Em 9 de setembro de 1998 o processo foi arquivado por prescrição do delito.
Atualmente
Anos mais tarde, a escultura da Justiça foi retirada do local, pintada de cinza por outro artista e transferida para a nova sede do Fórum de Cuiabá no Centro Político Administrativo. Hoje ela se encontra dentro do prédio e não mais em local acessível ao público em geral.
30 anos depois, questionado pela reportagem do se deixou de confiar na Justiça, o escultor nega prontamente e justifica sua visão. “Eu não fiquei desacreditado, pois entendo que a Justiça não tem dono. Quando coisas assim ocorrem é porque ela foi usurpada e é preciso identificar o usurpador. Eu tive a arte a meu favor, mas nem todos têm, mesmo assim nunca deixei de acreditar. A Justiça sempre vai prevalecer, não sabemos quando nem como. O que eu espero dos magistrados é que cumpram o papel deles, que honrem o juramento deles, espero que façam a função e o propósito deles”, declara.
Pollyana espera que com o documentário a história não seja apagada e que o mesmo não aconteça com outras pessoas. “Antes eu só ouvia a história pelo meu pai, agora eu conheci muitos personagens que viveram ela. Quando a gente busca no Google notícias desse ato do dia 5 de julho, não temos nem dois links que dão acesso a isso, então a gente quis documentar para que a história não se perca e mais pessoas tenham acesso. É importante para que não se repita, ainda mais hoje”, reflete.
Outro lado
O ex-presidente do fórum e desembargador José Tadeu Cury, faleceu em 13 de julho de 2016, aos 71 anos, em decorrência de uma infecção generalizada. Ele lutava contra um câncer. Foi promovido ao cargo de desembargador em 19 de setembro de 1994. Foi presidente da Comissão Estadual Judiciária de Adoção no biênio de 2001/2002. Além disso, presidiu o Tribunal Regional Eleitoral (TRE) em 1998 e foi vice-presidente no ano de 1997. Entre 2001 e 2003 foi corregedor do TJMT.
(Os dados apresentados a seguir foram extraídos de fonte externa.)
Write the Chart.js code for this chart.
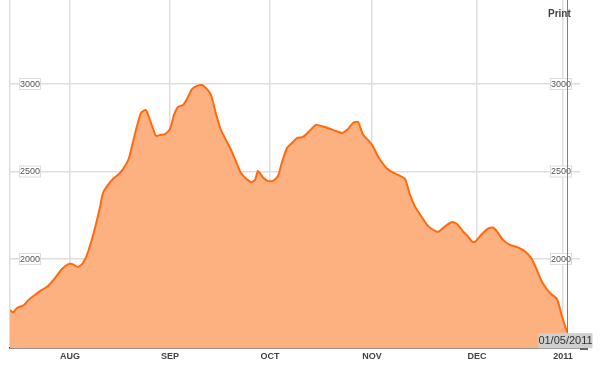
<!DOCTYPE html>
<html>
<head>
<meta charset="utf-8">
<script src="https://cdn.jsdelivr.net/npm/chart.js@4/dist/chart.umd.min.js"></script>
<style>
  body { margin: 0; background: #fff; }
  #wrap { position: relative; width: 601px; height: 365px; }
  #print { position: absolute; left: 548px; top: 8px; font: bold 10px "Liberation Sans", Arial, sans-serif; color: #444; }
</style>
</head>
<body>
<div id="wrap">
  <canvas id="chart" width="601" height="365"></canvas>
  <div id="print">Print</div>
</div>
<script>
// 取引日インデックス（開始日=0）
const dayIndex = [
  0, 0.6, 1.4, 2.8, 3.6, 5.2, 6.4, 7.6, 9, 10.4, 11.6, 12.4, 13.6, 14.6, 15.6, 17, 18, 18.6, 19.6, 20.6,
  22, 23, 23.8, 24.6, 25.4, 26.2, 27.2, 28.4, 29.2, 30, 31, 32, 32.8, 33.6, 34.6, 35.4, 36.4, 37.4, 38.4, 39.4,
  40.2, 41.2, 42.2, 43.4, 44.4, 45.4, 46.2, 47.2, 48.2, 49, 49.6, 50.6, 51.6, 52.6, 53.6, 54.4, 55.4, 56.4, 57.4, 58.6,
  59.6, 61.2, 63, 65.4, 66.4, 67.6, 68.6, 69.6, 70.6, 71.6, 72.6, 73.6, 75, 76, 77.6, 79, 80, 81, 82.4, 83.6,
  85, 85.8, 87, 88.4, 89.4, 90.6, 91.6, 92.4, 93, 94.4, 95.6, 96.6, 97.4, 98.6, 100, 101.6, 103, 104.2, 105.2, 106.2,
  107.2, 108.2, 109.4, 110.4, 111.4
];

// 価格
const prices = [
  1709, 1694, 1720, 1737, 1763, 1800, 1823, 1846, 1891, 1943, 1969, 1971, 1954, 1977, 2040, 2177, 2297, 2377, 2423, 2457,
  2491, 2531, 2577, 2669, 2760, 2834, 2851, 2760, 2703, 2709, 2714, 2743, 2823, 2869, 2880, 2914, 2971, 2989, 2994, 2971,
  2937, 2829, 2737, 2669, 2611, 2543, 2491, 2460, 2440, 2451, 2503, 2466, 2446, 2446, 2474, 2554, 2634, 2663, 2691, 2697,
  2723, 2766, 2754, 2729, 2720, 2743, 2777, 2783, 2711, 2680, 2643, 2586, 2529, 2503, 2480, 2457, 2366, 2300, 2237, 2189,
  2160, 2157, 2186, 2211, 2200, 2157, 2129, 2100, 2097, 2143, 2174, 2180, 2157, 2109, 2080, 2066, 2043, 2006, 1949, 1880,
  1834, 1800, 1771, 1671, 1583
];

// 月の目盛り
const monthTicks = [12, 32, 52, 72.4, 93.4, 110.6];
const monthLabels = ['AUG', 'SEP', 'OCT', 'NOV', 'DEC', '2011'];

// 価格の目盛り
const priceTicks = [2000, 2500, 3000];

const lastDate = '01/05/2011';

const FONT = '"Liberation Sans", Arial, sans-serif';

// 価格ラベル（左右の白い箱）と最終日のライン
const overlayPlugin = {
  id: 'overlay',
  afterDraw(chart) {
    const { ctx, chartArea, scales } = chart;
    ctx.save();

    // 下の軸線を右へ少し延長
    ctx.strokeStyle = '#222';
    ctx.lineWidth = 1.5;
    ctx.beginPath();
    ctx.moveTo(chartArea.right, chartArea.bottom + 0.75);
    ctx.lineTo(chartArea.right + 8, chartArea.bottom + 0.75);
    ctx.stroke();

    ctx.font = '9px ' + FONT;
    ctx.textAlign = 'center';
    ctx.textBaseline = 'middle';
    priceTicks.forEach((v) => {
      const y = scales.y.getPixelForValue(v);
      [chartArea.left + 20, chartArea.right - 19].forEach((cx) => {
        ctx.fillStyle = '#fff';
        ctx.fillRect(cx - 11, y - 6, 22, 12);
        ctx.strokeStyle = '#dcdcdc';
        ctx.lineWidth = 1;
        ctx.strokeRect(cx - 10.5, y - 5.5, 21, 11);
        ctx.fillStyle = '#555';
        ctx.fillText(String(v), cx, y + 0.5);
      });
    });

    // 最終日の縦線
    const lx = Math.round(scales.x.getPixelForValue(dayIndex[dayIndex.length - 1])) + 0.5;
    ctx.strokeStyle = '#d8652f';
    ctx.lineWidth = 1;
    ctx.beginPath();
    ctx.moveTo(lx, chartArea.top);
    ctx.lineTo(lx, chartArea.bottom);
    ctx.stroke();

    // 日付ラベル
    ctx.font = '11px ' + FONT;
    const w = 54;
    const bx = lx - 29;
    const by = chartArea.bottom - 15;
    ctx.fillStyle = '#cfcfcf';
    ctx.fillRect(bx, by, w, 15);
    ctx.fillStyle = '#333';
    ctx.fillText(lastDate, bx + w / 2, by + 8);
    ctx.restore();
  }
};

new Chart(document.getElementById('chart'), {
  type: 'line',
  data: {
    datasets: [{
      data: dayIndex.map((d, i) => ({ x: d, y: prices[i] })),
      borderColor: '#ff6a0d',
      borderWidth: 2,
      backgroundColor: '#fdb080',
      fill: 'start',
      pointRadius: 0,
      tension: 0.2,
    }]
  },
  options: {
    responsive: false,
    animation: false,
    layout: { padding: { left: 10, right: 21, top: 0, bottom: 0 } },
    plugins: { legend: { display: false }, tooltip: { enabled: false } },
    scales: {
      x: {
        type: 'linear',
        min: 0,
        max: 114,
        afterBuildTicks: (axis) => {
          axis.ticks = [0, ...monthTicks].map((v) => ({ value: v }));
        },
        ticks: {
          autoSkip: false,
          maxRotation: 0,
          padding: 3,
          color: '#444',
          font: { family: FONT, size: 9, weight: 'bold' },
          callback: (value) => {
            const i = monthTicks.indexOf(value);
            return i >= 0 ? monthLabels[i] : '';
          },
        },
        grid: { color: '#dedede', lineWidth: 1.5, drawTicks: false },
        border: { display: true, color: '#222', width: 1.5 },
      },
      y: {
        min: 1490,
        max: 3480,
        afterBuildTicks: (axis) => {
          axis.ticks = priceTicks.map((v) => ({ value: v }));
        },
        ticks: { display: false },
        grid: { color: '#dedede', lineWidth: 1.5, drawTicks: false },
        border: { display: false },
      },
    },
  },
  plugins: [overlayPlugin],
});
</script>
</body>
</html>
Durante a magistratura, Tadeu Cury teve o nome envolvido na Operação Asafe, deflagrada pela Polícia Federal, em 2010, que investigou esquema de venda de sentenças no Tribunal de Justiça e no Tribunal Regional Eleitoral (TRE). À época, 6 advogados e um empresário ligados ao desembargador foram presos. Ele inclusive foi levado para prestar esclarecimento, junto com outros juristas e magistrados. Apesar do envolvimento de pessoas ligadas a Cury, ele não foi denunciado porque as ações que teriam sido negociadas eram da Câmara Criminal e o desembargador atuava na Cível.
Já o juiz aposentado Aparecido Chagas faleceu em 14 de março de 2020, aos 69 anos, ao sofrer um infarto fulminante em sua residência. Em maio de 2005, o Pleno do Tribunal de Justiça decidiu, por 17 a 3, punir Chagas com aposentadoria compulsória. O magistrado respondia a processo administrativo disciplinar por desvio de conduta funcional e estava afastado da 9ª Vara Cível de Cuiabá 18 meses antes. Na sessão que julgou o processo contra Chagas, participaram 20 desembargadores. Destes, 3 votaram contra a punição, incluindo o desembargador José Tadeu Cury.